Thursday, November 17, 2011

A Friendly Answer

God hears prayers. I was reminded of that.

He may not always answer. As I told friends recently after seeing the movie Contagion, I feel sometimes as if I'm pounding on a cold stone door three feet thick, that the mail's not running, no messages are getting through, and the gate is barred behind me as I leave the grounds dejectedly....but he hears. I've had answers given before, one of them hand-delivered with a crystal-clear rebuke. So I leave my request parceled on the doorstep, tape a sign to the door, come back and rattle the doorknob occasionally, call out a resounding Hello! that echoes back to me in a thousand different tones of perplexity, frustration, reverence and inquiry. Then I shuffle down the path to keep my neglected patience company, peering over my shoulder in hopes of catching a glimpse of God.

My dear friend Camille's move to a different state last week reminded me of answers given. In saying goodbyes, her husband mentioned how fortunate it was that we had all met in the social hall of our church one Sunday seven years ago.

"I was praying very hard for friends then," I replied passionately.

That is absolutely true, though perhaps pathetic. When I met Camille, I had no friends in this dusty town to talk to. I was raising two fresh whippersnappers; I needed support, fellow women to converse with about my experiences, to share advice, laughter, tears.

Of course, God helps those who help themselves, so when I saw my opportunity, I pounced on it. Literally and not gracefully, I'm embarrassed to say. I saw Camille, elegantly-dressed and with a kind, friendly face, and I heard her mention to an older couple that she sang in a touring opera company. The words had barely escaped and the couple had hardly a chance to acknowledge them when I sprang toward her like a lonely Jack-in-the-box. With wide-eyed desperation, I exclaimed lamely but passionately, "I love opera!"

Another person would have given me a short response, a false smile and turned away, but Camille, though a little startled, chatted with me and gave me a card with her cell phone number, telling me we could get coffee sometime.

It would be a long while before we got that coffee, but we began to greet each other with a smile and pleasantries whenever we met. A few months later, after a Mom's Group I had started in our parish began to blossom (and bless me with the friendship of several lovely, intelligent women), I saw Camille walking out of church as we were waiting to baptize our little girl. She was pregnant. I congratulated her warmly.

"Did you ever start that Mom's Group?" she asked eagerly.
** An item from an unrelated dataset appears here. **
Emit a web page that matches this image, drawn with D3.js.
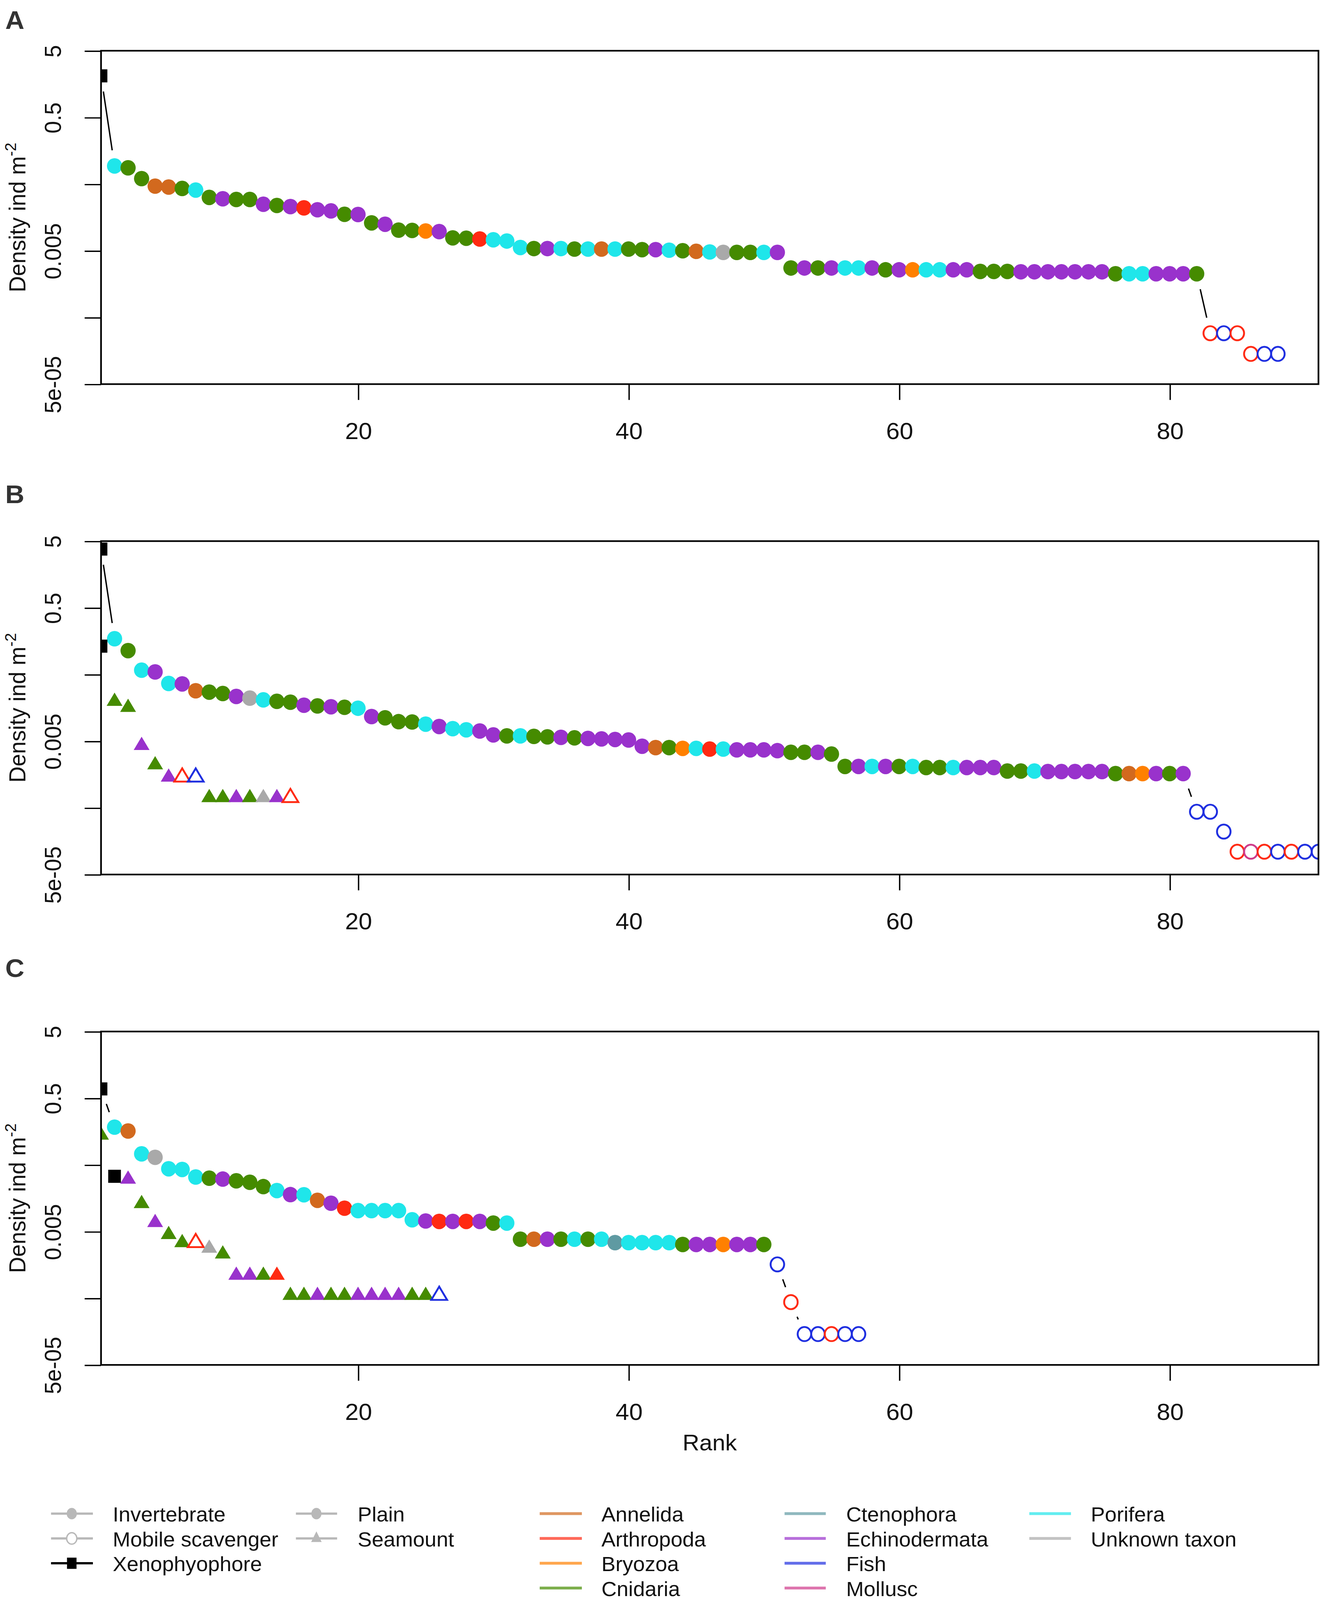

The rest of the story is history, as they say. Since that first Mom's Group meeting to which she brought her infant son and for seven years now we have watched each other's children grow. We have shared faith, tea, countless pastries (we both have a compulsive baking disorder, though hers often yields mind-numbingly yummy results), and time with friends. We have talked about sleep deprivation, nursing, beautiful moments of parental bliss, mommy regrets, history, our personal artistic endeavors, and, of course, God. I could always talk long to my friend about God, and in doing so feel that she truly was a friend given to me through faith. Camille and I became such good friends these past several years, and however it may sound to an outsider, I believe we were both in the social hall that day because God knew we could.

Now that we no longer live close, I find myself unusually grateful for a world that is riddled with cellphones and bubble-gummy social media.

And even though today she's a thousand plus miles to the northwest, even though I've recently felt as if I were prowling outside God's gate in the dark waiting for some guidance, I can reflect with gratitiude on the friendship I was given and remember through it the prayers that are answered.

1 comment:

  1. Sorry about the newly-come distance between you and Camille, Hillary. I know what it's like to miss a dear friend. Very well-written blog post though; you are a wordsmith indeed.